◆ WHAT TO PRODUCE ◆
Omit all pictures, then retype the data exactly as given.

◆ SUPPLIED DATA ◆
+++

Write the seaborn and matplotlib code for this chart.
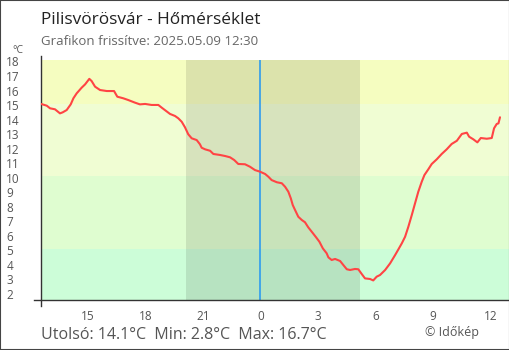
import matplotlib
matplotlib.use("Agg")
import matplotlib.pyplot as plt
import seaborn as sns
import pandas as pd
from matplotlib.patches import Rectangle
import matplotlib.transforms as mtransforms

# hours relative to midnight (2025.05.09 00:00); negative = previous day
hours = [-11.44, -11.14, -10.97, -10.71, -10.45, -10.31, -10.10, -9.89, -9.75, -9.58,
         -9.32, -9.14, -8.92, -8.80, -8.62, -8.36, -8.01, -7.75, -7.63, -7.46,
         -7.15, -6.89, -6.54, -6.28, -6.01, -5.67, -5.32, -5.14, -4.93, -4.71,
         -4.45, -4.28, -4.10, -3.93, -3.76, -3.58, -3.32, -3.15, -3.06, -2.88,
         -2.62, -2.45, -2.10, -1.84, -1.58, -1.36, -1.15, -0.80, -0.54, -0.28,
         -0.02, 0.25, 0.42, 0.59, 0.86, 1.12, 1.29, 1.46, 1.59, 1.69,
         1.81, 1.98, 2.16, 2.33, 2.50, 2.68, 2.91, 3.08, 3.26, 3.46,
         3.55, 3.72, 3.90, 4.16, 4.33, 4.51, 4.68, 4.94, 5.11, 5.29,
         5.46, 5.72, 5.89, 6.07, 6.24, 6.51, 6.77, 7.03, 7.20, 7.38,
         7.55, 7.72, 7.90, 8.07, 8.24, 8.42, 8.56, 8.76, 8.94, 9.20,
         9.46, 9.72, 9.98, 10.25, 10.51, 10.77, 10.89, 11.11, 11.32, 11.50,
         11.81, 12.07, 12.19, 12.33, 12.42, 12.50]
temps = [14.97, 14.85, 14.67, 14.60, 14.32, 14.39, 14.55, 14.94, 15.36, 15.70,
         16.09, 16.32, 16.70, 16.55, 16.16, 15.93, 15.86, 15.86, 15.86, 15.47,
         15.36, 15.24, 15.06, 14.94, 14.97, 14.90, 14.90, 14.71, 14.50, 14.28,
         14.14, 13.98, 13.74, 13.36, 12.88, 12.60, 12.48, 12.19, 11.95, 11.84,
         11.74, 11.52, 11.45, 11.38, 11.29, 11.10, 10.83, 10.81, 10.64, 10.41,
         10.30, 10.14, 9.95, 9.72, 9.57, 9.50, 9.26, 8.92, 8.46, 8.00,
         7.66, 7.19, 6.97, 6.81, 6.46, 6.16, 5.77, 5.47, 5.01, 4.67,
         4.39, 4.21, 4.28, 4.14, 3.86, 3.57, 3.52, 3.59, 3.57, 3.24,
         2.94, 2.90, 2.80, 3.06, 3.17, 3.52, 3.98, 4.55, 4.94, 5.36,
         5.81, 6.50, 7.31, 8.12, 8.92, 9.61, 10.07, 10.46, 10.83, 11.15,
         11.52, 11.84, 12.21, 12.43, 12.90, 12.99, 12.71, 12.53, 12.32, 12.62,
         12.57, 12.62, 13.29, 13.59, 13.63, 14.05]

x_tick_pos = [-9, -6, -3, 0, 3, 6, 9, 12]
x_tick_labels = ["15", "18", "21", "0", "3", "6", "9", "12"]
y_ticks = list(range(2, 19))

bands = [(1.45, 5, "#ccfdd8"), (5, 10, "#dffdd0"), (10, 15, "#f0fdd3"), (15, 18, "#f5fdc0")]
night = (-3.87, 5.2)

title = "Pilisvörösvár - Hőmérséklet"
subtitle = "Grafikon frissítve: 2025.05.09 12:30"
summary = "Utolsó: 14.1°C  Min: 2.8°C  Max: 16.7°C"
credit = "© Időkép"

sns.set_style("white")
plt.rcParams['font.family'] = ['Open Sans', 'DejaVu Sans']

W, H = 510, 350
fig = plt.figure(figsize=(W / 100, H / 100), dpi=100)
fig.patch.set_facecolor("white")
ax = fig.add_axes([41 / W, 50 / H, (509 - 41) / W, 240 / H])

xmin, xmax = -11.44, 12.97
ymin, ymax = 1.45, 18.0
for lo, hi, c in bands:
    ax.axhspan(lo, hi, color=c, lw=0, zorder=0)
ax.axvspan(night[0], night[1], color="black", alpha=0.1, lw=0, zorder=1)
ax.axvline(0, color="#2196f3", lw=1.1, zorder=2)

df = pd.DataFrame({"h": hours, "t": temps})
sns.lineplot(data=df, x="h", y="t", ax=ax, color="#ff4444", lw=1.5, zorder=3)

ax.set_xlim(xmin, xmax)
ax.set_ylim(ymin, ymax)
ax.set_xlabel("")
ax.set_ylabel("")
ax.set_xticks(x_tick_pos)
ax.set_xticklabels(x_tick_labels)
ax.set_yticks(y_ticks)
ax.set_yticklabels([str(v) for v in y_ticks])

for s in ["top", "right"]:
    ax.spines[s].set_visible(False)
for s in ["left", "bottom"]:
    ax.spines[s].set_color("#333333")
    ax.spines[s].set_linewidth(1.0)
ax.spines["left"].set_bounds(1.04, 18.28)
ax.spines["bottom"].set_bounds(-11.80, xmax)

ax.tick_params(axis="both", direction="inout", length=9, width=1, color="#333333",
               labelcolor="#555555")
ax.tick_params(axis="x", labelsize=8.5, pad=3)
ax.tick_params(axis="y", labelsize=8.5, pad=20.5)
shift = mtransforms.ScaledTranslation(0, -1.5 / 100, fig.dpi_scale_trans)
for lab in ax.get_yticklabels():
    lab.set_horizontalalignment("left")
    lab.set_transform(lab.get_transform() + shift)

def fx(x):
    return x / W

def fy(y):
    return 1 - y / H

fig.text(fx(41), fy(24), title, fontsize=12.4, color="#222222", va="baseline", ha="left")
fig.text(fx(41), fy(45), subtitle, fontsize=9.5, color="#666666", va="baseline", ha="left")
fig.text(fx(12), fy(53), "°C", fontsize=7.5, color="#555555", va="baseline", ha="left")
fig.text(fx(41), fy(339), summary, fontsize=11.5, color="#555555", va="baseline", ha="left")
fig.text(fx(425), fy(336), credit, fontsize=9, color="#555555", va="baseline", ha="left")

fig.patches.append(Rectangle((0, 0), 1, 1, transform=fig.transFigure, fill=False,
                             edgecolor="#444444", lw=1.5))

fig.savefig("out.png", dpi=100)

+++

◆ COMPLETED EXERCISE ◆
Write the seaborn and matplotlib code for this chart.
import matplotlib
matplotlib.use("Agg")
import matplotlib.pyplot as plt
import seaborn as sns
import pandas as pd
from matplotlib.patches import Rectangle
import matplotlib.transforms as mtransforms

# hours relative to midnight (2025.05.09 00:00); negative = previous day
hours = [-11.44, -11.14, -10.97, -10.71, -10.45, -10.31, -10.10, -9.89, -9.75, -9.58,
         -9.32, -9.14, -8.92, -8.80, -8.62, -8.36, -8.01, -7.75, -7.63, -7.46,
         -7.15, -6.89, -6.54, -6.28, -6.01, -5.67, -5.32, -5.14, -4.93, -4.71,
         -4.45, -4.28, -4.10, -3.93, -3.76, -3.58, -3.32, -3.15, -3.06, -2.88,
         -2.62, -2.45, -2.10, -1.84, -1.58, -1.36, -1.15, -0.80, -0.54, -0.28,
         -0.02, 0.25, 0.42, 0.59, 0.86, 1.12, 1.29, 1.46, 1.59, 1.69,
         1.81, 1.98, 2.16, 2.33, 2.50, 2.68, 2.91, 3.08, 3.26, 3.46,
         3.55, 3.72, 3.90, 4.16, 4.33, 4.51, 4.68, 4.94, 5.11, 5.29,
         5.46, 5.72, 5.89, 6.07, 6.24, 6.51, 6.77, 7.03, 7.20, 7.38,
         7.55, 7.72, 7.90, 8.07, 8.24, 8.42, 8.56, 8.76, 8.94, 9.20,
         9.46, 9.72, 9.98, 10.25, 10.51, 10.77, 10.89, 11.11, 11.32, 11.50,
         11.81, 12.07, 12.19, 12.33, 12.42, 12.50]
temps = [14.97, 14.85, 14.67, 14.60, 14.32, 14.39, 14.55, 14.94, 15.36, 15.70,
         16.09, 16.32, 16.70, 16.55, 16.16, 15.93, 15.86, 15.86, 15.86, 15.47,
         15.36, 15.24, 15.06, 14.94, 14.97, 14.90, 14.90, 14.71, 14.50, 14.28,
         14.14, 13.98, 13.74, 13.36, 12.88, 12.60, 12.48, 12.19, 11.95, 11.84,
         11.74, 11.52, 11.45, 11.38, 11.29, 11.10, 10.83, 10.81, 10.64, 10.41,
         10.30, 10.14, 9.95, 9.72, 9.57, 9.50, 9.26, 8.92, 8.46, 8.00,
         7.66, 7.19, 6.97, 6.81, 6.46, 6.16, 5.77, 5.47, 5.01, 4.67,
         4.39, 4.21, 4.28, 4.14, 3.86, 3.57, 3.52, 3.59, 3.57, 3.24,
         2.94, 2.90, 2.80, 3.06, 3.17, 3.52, 3.98, 4.55, 4.94, 5.36,
         5.81, 6.50, 7.31, 8.12, 8.92, 9.61, 10.07, 10.46, 10.83, 11.15,
         11.52, 11.84, 12.21, 12.43, 12.90, 12.99, 12.71, 12.53, 12.32, 12.62,
         12.57, 12.62, 13.29, 13.59, 13.63, 14.05]

x_tick_pos = [-9, -6, -3, 0, 3, 6, 9, 12]
x_tick_labels = ["15", "18", "21", "0", "3", "6", "9", "12"]
y_ticks = list(range(2, 19))

bands = [(1.45, 5, "#ccfdd8"), (5, 10, "#dffdd0"), (10, 15, "#f0fdd3"), (15, 18, "#f5fdc0")]
night = (-3.87, 5.2)

title = "Pilisvörösvár - Hőmérséklet"
subtitle = "Grafikon frissítve: 2025.05.09 12:30"
summary = "Utolsó: 14.1°C  Min: 2.8°C  Max: 16.7°C"
credit = "© Időkép"

sns.set_style("white")
plt.rcParams['font.family'] = ['Open Sans', 'DejaVu Sans']

W, H = 510, 350
fig = plt.figure(figsize=(W / 100, H / 100), dpi=100)
fig.patch.set_facecolor("white")
ax = fig.add_axes([41 / W, 50 / H, (509 - 41) / W, 240 / H])

xmin, xmax = -11.44, 12.97
ymin, ymax = 1.45, 18.0
for lo, hi, c in bands:
    ax.axhspan(lo, hi, color=c, lw=0, zorder=0)
ax.axvspan(night[0], night[1], color="black", alpha=0.1, lw=0, zorder=1)
ax.axvline(0, color="#2196f3", lw=1.1, zorder=2)

df = pd.DataFrame({"h": hours, "t": temps})
sns.lineplot(data=df, x="h", y="t", ax=ax, color="#ff4444", lw=1.5, zorder=3)

ax.set_xlim(xmin, xmax)
ax.set_ylim(ymin, ymax)
ax.set_xlabel("")
ax.set_ylabel("")
ax.set_xticks(x_tick_pos)
ax.set_xticklabels(x_tick_labels)
ax.set_yticks(y_ticks)
ax.set_yticklabels([str(v) for v in y_ticks])

for s in ["top", "right"]:
    ax.spines[s].set_visible(False)
for s in ["left", "bottom"]:
    ax.spines[s].set_color("#333333")
    ax.spines[s].set_linewidth(1.0)
ax.spines["left"].set_bounds(1.04, 18.28)
ax.spines["bottom"].set_bounds(-11.80, xmax)

ax.tick_params(axis="both", direction="inout", length=9, width=1, color="#333333",
               labelcolor="#555555")
ax.tick_params(axis="x", labelsize=8.5, pad=3)
ax.tick_params(axis="y", labelsize=8.5, pad=20.5)
shift = mtransforms.ScaledTranslation(0, -1.5 / 100, fig.dpi_scale_trans)
for lab in ax.get_yticklabels():
    lab.set_horizontalalignment("left")
    lab.set_transform(lab.get_transform() + shift)

def fx(x):
    return x / W

def fy(y):
    return 1 - y / H

fig.text(fx(41), fy(24), title, fontsize=12.4, color="#222222", va="baseline", ha="left")
fig.text(fx(41), fy(45), subtitle, fontsize=9.5, color="#666666", va="baseline", ha="left")
fig.text(fx(12), fy(53), "°C", fontsize=7.5, color="#555555", va="baseline", ha="left")
fig.text(fx(41), fy(339), summary, fontsize=11.5, color="#555555", va="baseline", ha="left")
fig.text(fx(425), fy(336), credit, fontsize=9, color="#555555", va="baseline", ha="left")

fig.patches.append(Rectangle((0, 0), 1, 1, transform=fig.transFigure, fill=False,
                             edgecolor="#444444", lw=1.5))

fig.savefig("out.png", dpi=100)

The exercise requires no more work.